Why, see here, Severance, Cassie was the servant girl’s name, sure enough:
Cassie—don’t you remember? It was her evidence that got Kate Spain off. But at
the trial she was a thin haggard Irish girl in dirty calico. To be sure, I
suppose old Ezra
Spain
starved his servant as thoroughly as he starved his daughter. You
remember Cassie’s description of the daily fare: Sunday, boiled mutton; Monday,
cold mutton; Tuesday, mutton hash; Wednesday, mutton stew—and I forget what day
the dog got the mutton bone. Why, it was Cassie who knocked the prosecution all
to pieces. At first it was doubtful how the case would go; but she testified
that she and Kate Spain were out shopping together when the old man was
murdered; and the prosecution was never able to shake her evidence.”

 
          
Remember
it? Of course I remembered every detail of it, with a precision which startled
me, considering I had never, to my knowledge, given the Kate Spain trial a
thought since the talk about it had died out with the woman’s acquittal. Now it
all came back to me, every scrap of evidence, all the sordid and sinister
gossip let loose by the trial: the tale of Ezra Spain, the wealthy miser and
tyrant, of whom no one in his native town had a good word to say, who was
reported to have let his wife die of neglect because he would not send for a doctor
till it was too late, and who had been too mean to supply her with food and
medicines, or to provide a trained nurse for her. After his wife’s death his
daughter had continued to live with him, brow-beaten and starved in her turn,
and apparently lacking the courage to cast
herself
penniless and inexperienced upon the world. It had been almost with a sense of
relief that Cayuga had learned of the old man’s murder by a wandering
tramp
who had found him alone in the house, and had killed
him in his sleep, and got away with what little money there was.
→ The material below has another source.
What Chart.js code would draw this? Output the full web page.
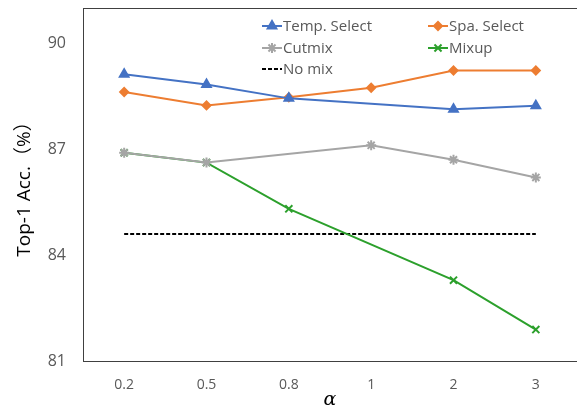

Now at last,
people said, that poor persecuted daughter with the wistful eyes and the
frightened smile would be free, would be rich,
would
be able to come out of her prison, and marry and enjoy her life, instead of
wasting and dying as her mother had died. And then came the incredible rumour
that, instead of coming out of prison—the prison of her father’s house—she was
to go into another, the kind one entered in hand-cuffs, between two jailers:
was to go there accused of her father’s murder.